**Data section**.
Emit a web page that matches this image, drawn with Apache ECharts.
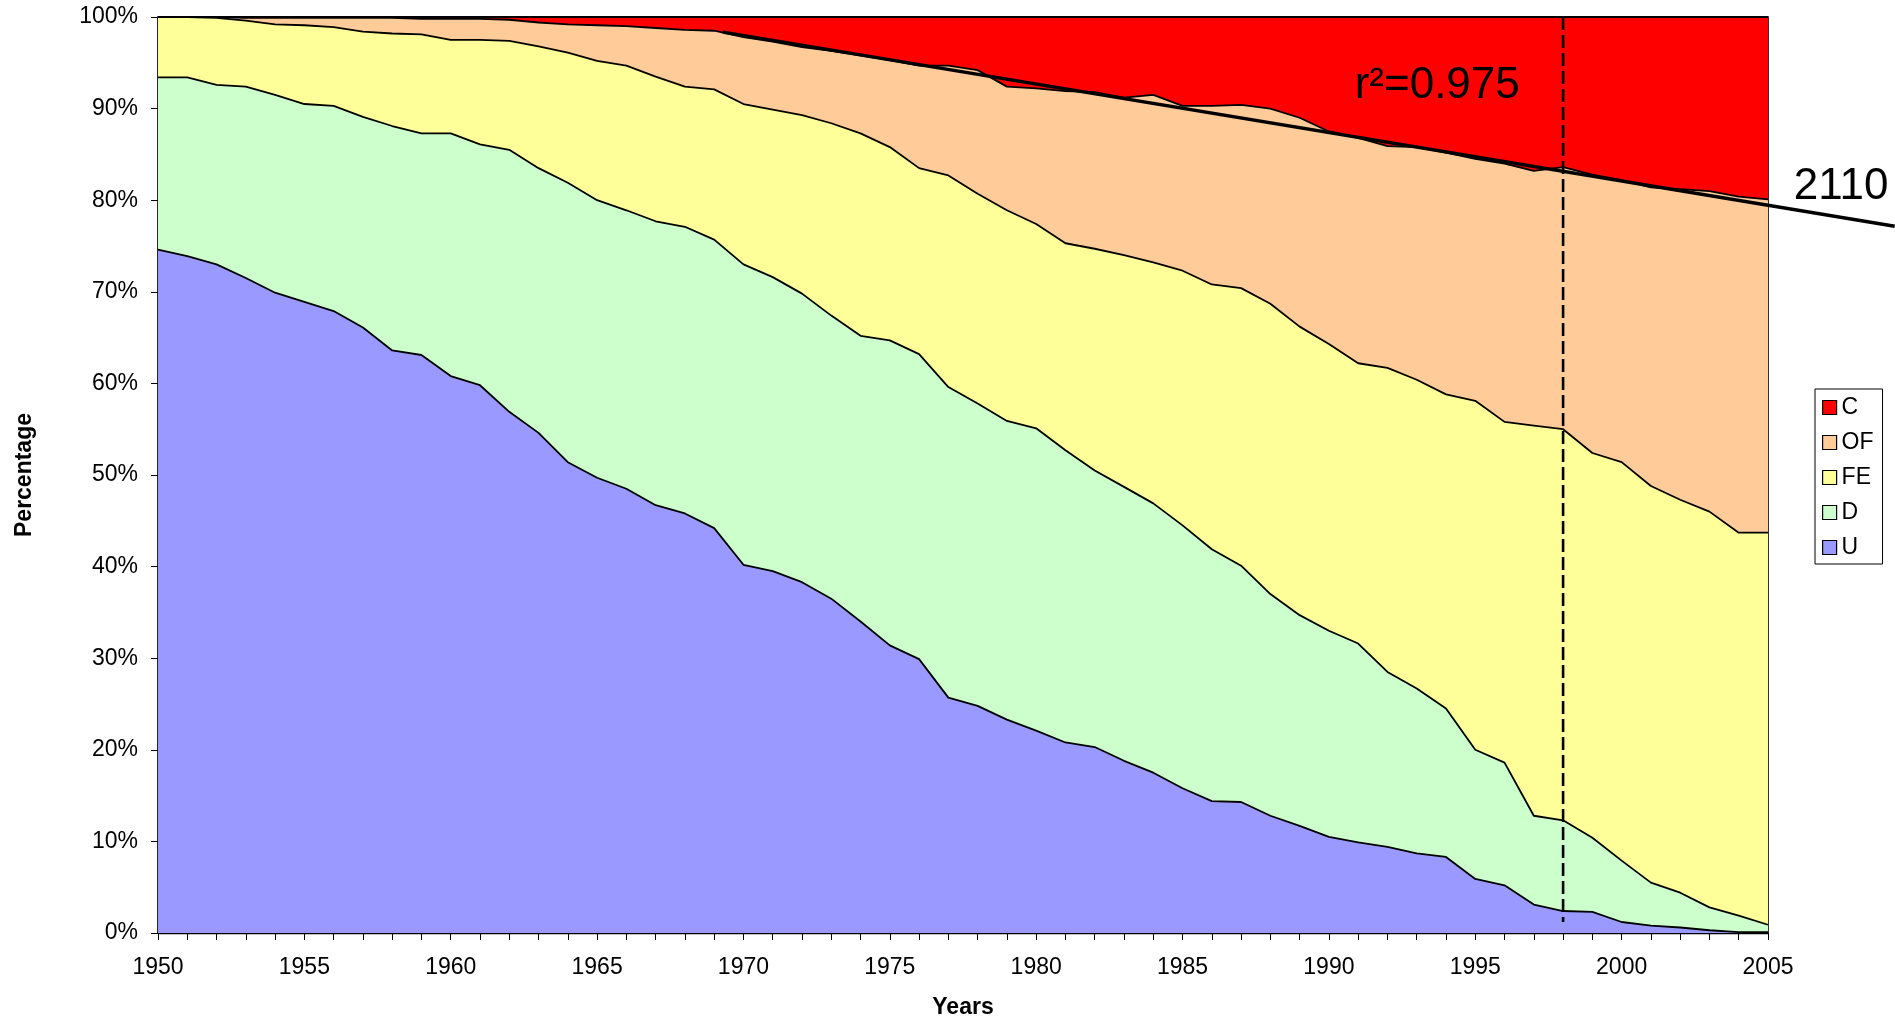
<!DOCTYPE html>
<html>
<head>
<meta charset="utf-8">
<script src="https://cdn.jsdelivr.net/npm/echarts@6/dist/echarts.min.js"></script>
<style>
  html, body { margin: 0; padding: 0; background: #fff; }
  #chart { width: 1895px; height: 1024px; }
</style>
</head>
<body>
<div id="chart"></div>
<script>
// Share of each class per year (percent of total), stacked bottom to top: U, D, FE, OF, C
const years = [
  '1950', '1951', '1952', '1953', '1954', '1955', '1956', '1957', '1958', '1959',
  '1960', '1961', '1962', '1963', '1964', '1965', '1966', '1967', '1968', '1969',
  '1970', '1971', '1972', '1973', '1974', '1975', '1976', '1977', '1978', '1979',
  '1980', '1981', '1982', '1983', '1984', '1985', '1986', '1987', '1988', '1989',
  '1990', '1991', '1992', '1993', '1994', '1995', '1996', '1997', '1998', '1999',
  '2000', '2001', '2002', '2003', '2004', '2005'
];

const U = [
  74.6, 73.9, 73.0, 71.5, 69.9, 68.9, 67.9, 66.1, 63.6, 63.1,
  60.8, 59.8, 56.9, 54.6, 51.4, 49.7, 48.5, 46.7, 45.8, 44.2,
  40.2, 39.5, 38.3, 36.5, 34.0, 31.4, 29.9, 25.7, 24.8, 23.3,
  22.1, 20.8, 20.3, 18.8, 17.5, 15.8, 14.4, 14.3, 12.8, 11.7,
  10.5, 9.9, 9.4, 8.7, 8.3, 5.9, 5.2, 3.1, 2.4, 2.3,
  1.2, 0.8, 0.6, 0.3, 0.1, 0.1
];
const D = [
  18.8, 19.5, 19.6, 20.9, 21.6, 21.6, 22.4, 23.0, 24.5, 24.2,
  26.5, 26.3, 28.6, 28.9, 30.5, 30.3, 30.4, 31.0, 31.3, 31.5,
  32.8, 32.1, 31.5, 30.9, 31.2, 33.3, 33.3, 33.9, 33.0, 32.6,
  33.0, 31.9, 30.2, 29.9, 29.4, 28.7, 27.5, 25.8, 24.2, 23.0,
  22.5, 21.7, 19.1, 18.0, 16.2, 14.1, 13.4, 9.7, 9.9, 8.1,
  6.7, 4.7, 3.8, 2.5, 1.8, 0.8
];
const FE = [
  6.6, 6.6, 7.3, 7.2, 7.7, 8.6, 8.6, 9.3, 10.1, 10.8,
  10.2, 11.4, 11.9, 13.3, 14.2, 15.2, 15.8, 15.8, 15.3, 16.4,
  17.5, 18.3, 19.5, 21.0, 22.1, 21.1, 20.3, 23.1, 22.9, 23.0,
  22.3, 22.6, 24.2, 25.3, 26.3, 27.8, 28.9, 30.3, 31.7, 31.5,
  31.3, 30.6, 33.2, 33.7, 34.3, 38.1, 37.2, 42.6, 42.7, 42.0,
  43.5, 43.3, 42.9, 43.2, 41.8, 42.8
];
const OF = [
  0.0, 0.0, 0.1, 0.3, 0.7, 0.8, 1.0, 1.5, 1.7, 1.7,
  2.3, 2.3, 2.3, 2.6, 3.1, 3.9, 4.3, 5.3, 6.2, 6.4,
  7.3, 7.4, 7.4, 7.9, 8.5, 9.5, 11.2, 12.0, 13.5, 13.5,
  14.8, 16.6, 17.1, 17.2, 18.3, 18.0, 19.5, 20.0, 21.3, 22.8,
  23.2, 24.6, 24.2, 25.4, 26.4, 26.4, 28.2, 27.8, 28.6, 30.4,
  30.8, 32.6, 33.9, 35.0, 36.7, 36.4
];
const C = [
  0.0, 0.0, 0.0, 0.1, 0.1, 0.1, 0.1, 0.1, 0.1, 0.2,
  0.2, 0.2, 0.3, 0.6, 0.8, 0.9, 1.0, 1.2, 1.4, 1.5,
  2.2, 2.7, 3.3, 3.7, 4.2, 4.7, 5.3, 5.3, 5.8, 7.6,
  7.8, 8.1, 8.2, 8.8, 8.5, 9.7, 9.7, 9.6, 10.0, 11.0,
  12.5, 13.2, 14.1, 14.2, 14.8, 15.5, 16.0, 16.8, 16.4, 17.2,
  17.8, 18.6, 18.8, 19.0, 19.6, 19.9
];

// Linear trend of the C boundary, drawn past the last year
const trendYears = [1969.3, 2009.33];
const trendPct = [98.35, 77.16];
const trendFit = 'r²=0.975';
const trendEndLabel = '2110';

// Reference year marked with a dashed vertical line
const cutoffYear = 1998;
const cutoffRange = [100, 1.2];

// Annotation anchors (year, percent)
const fitLabelAt = [1993.7, 92.5];
const endLabelAt = [2007.5, 81.5];

const layers = [
  { name: 'U', values: U, color: '#9999FF' },
  { name: 'D', values: D, color: '#CCFFCC' },
  { name: 'FE', values: FE, color: '#FFFF99' },
  { name: 'OF', values: OF, color: '#FFCC99' },
  { name: 'C', values: C, color: '#FF0000' }
];

const FONT = '"Liberation Sans", Arial, Helvetica, sans-serif';

const series = [];
// Filled bands
layers.forEach(l => {
  series.push({
    name: l.name,
    type: 'line',
    stack: 'share',
    xAxisIndex: 0,
    data: l.values,
    color: l.color,
    itemStyle: { color: l.color },
    areaStyle: { color: l.color, opacity: 1 },
    lineStyle: { width: 0, color: l.color },
    showSymbol: false,
    symbol: 'none',
    z: 2
  });
});
// Black boundary lines on top of every band
layers.forEach(l => {
  series.push({
    name: l.name + ' edge',
    type: 'line',
    stack: 'edges',
    xAxisIndex: 0,
    data: l.values,
    lineStyle: { width: 1.8, color: '#000' },
    itemStyle: { color: '#000' },
    showSymbol: false,
    symbol: 'none',
    z: 3
  });
});
// Dashed reference year
series.push({
  name: 'cutoff',
  type: 'line',
  xAxisIndex: 1,
  data: cutoffRange.map(v => [cutoffYear, v]),
  lineStyle: { width: 2.6, color: '#000', type: [13, 5] },
  itemStyle: { color: '#000' },
  showSymbol: false,
  symbol: 'none',
  z: 4
});

const chart = echarts.init(document.getElementById('chart'), null, { renderer: 'canvas' });

const tickLabelStyle = { fontFamily: FONT, fontSize: 23, color: '#000' };
const nameStyle = { fontFamily: FONT, fontSize: 23, fontWeight: 'bold', color: '#000' };

const option = {
  animation: false,
  backgroundColor: '#ffffff',
  textStyle: { fontFamily: FONT },
  grid: {
    left: 158, right: 127, top: 17, bottom: 91,
    show: true, borderColor: '#000', borderWidth: 1.6,
    backgroundColor: 'transparent'
  },
  legend: {
    data: ['C', 'OF', 'FE', 'D', 'U'],
    orient: 'vertical',
    left: 1815, top: 389,
    itemWidth: 14, itemHeight: 14, itemGap: 12,
    icon: 'rect',
    padding: [7, 9, 5, 7],
    borderColor: '#000', borderWidth: 1,
    backgroundColor: '#fff',
    itemStyle: { borderColor: '#000', borderWidth: 1.2 },
    textStyle: { fontFamily: FONT, fontSize: 23, color: '#000' },
    selectedMode: false
  },
  xAxis: [
    {
      type: 'category',
      data: years,
      boundaryGap: false,
      name: 'Years',
      nameLocation: 'middle',
      nameGap: 63,
      nameTextStyle: nameStyle,
      axisLine: { show: true, onZero: false, lineStyle: { color: '#000', width: 1.4 } },
      axisTick: { show: true, inside: false, length: 7, interval: 0, lineStyle: { color: '#000', width: 1 } },
      axisLabel: Object.assign({ margin: 23, interval: 4 }, tickLabelStyle),
      splitLine: { show: false }
    },
    {
      // Continuous year scale over the same span, for the overlays
      type: 'value',
      min: 1950, max: 2005,
      show: false,
      position: 'bottom'
    }
  ],
  yAxis: {
    type: 'value',
    min: 0, max: 100, interval: 10,
    name: 'Percentage',
    nameLocation: 'middle',
    nameRotate: 90,
    nameGap: 122,
    nameTextStyle: nameStyle,
    axisLine: { show: true, lineStyle: { color: '#000', width: 1.4 } },
    axisTick: { show: true, inside: false, length: 7, lineStyle: { color: '#000', width: 1 } },
    axisLabel: Object.assign({ margin: 20, formatter: v => v + '%' }, tickLabelStyle),
    splitLine: { show: false }
  },
  series: series
};

chart.setOption(option);

// Overlays placed through the continuous year axis and the percent axis
const toPx = p => chart.convertToPixel({ xAxisIndex: 1, yAxisIndex: 0 }, p);
const t0 = toPx([trendYears[0], trendPct[0]]);
const t1 = toPx([trendYears[1], trendPct[1]]);
const pFit = toPx(fitLabelAt);
const pEnd = toPx(endLabelAt);

chart.setOption({
  graphic: [
    {
      type: 'line', z: 20,
      shape: { x1: t0[0], y1: t0[1], x2: t1[0], y2: t1[1] },
      style: { stroke: '#000', lineWidth: 3.4, lineCap: 'butt' }
    },
    {
      type: 'text', x: pFit[0], y: pFit[1], z: 20,
      style: { text: trendFit, fontFamily: FONT, fontSize: 44, fill: '#000', align: 'center', verticalAlign: 'middle' }
    },
    {
      type: 'text', x: pEnd[0], y: pEnd[1], z: 20,
      style: { text: trendEndLabel, fontFamily: FONT, fontSize: 44, fill: '#000', align: 'center', verticalAlign: 'middle' }
    }
  ]
});
</script>
</body>
</html>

**Instructions for the task**. Look through the listing above. Pick out each line with "drawn" and copy it.

**Final answer**.
Emit a web page that matches this image, drawn with Apache ECharts.
// Linear trend of the C boundary, drawn past the last year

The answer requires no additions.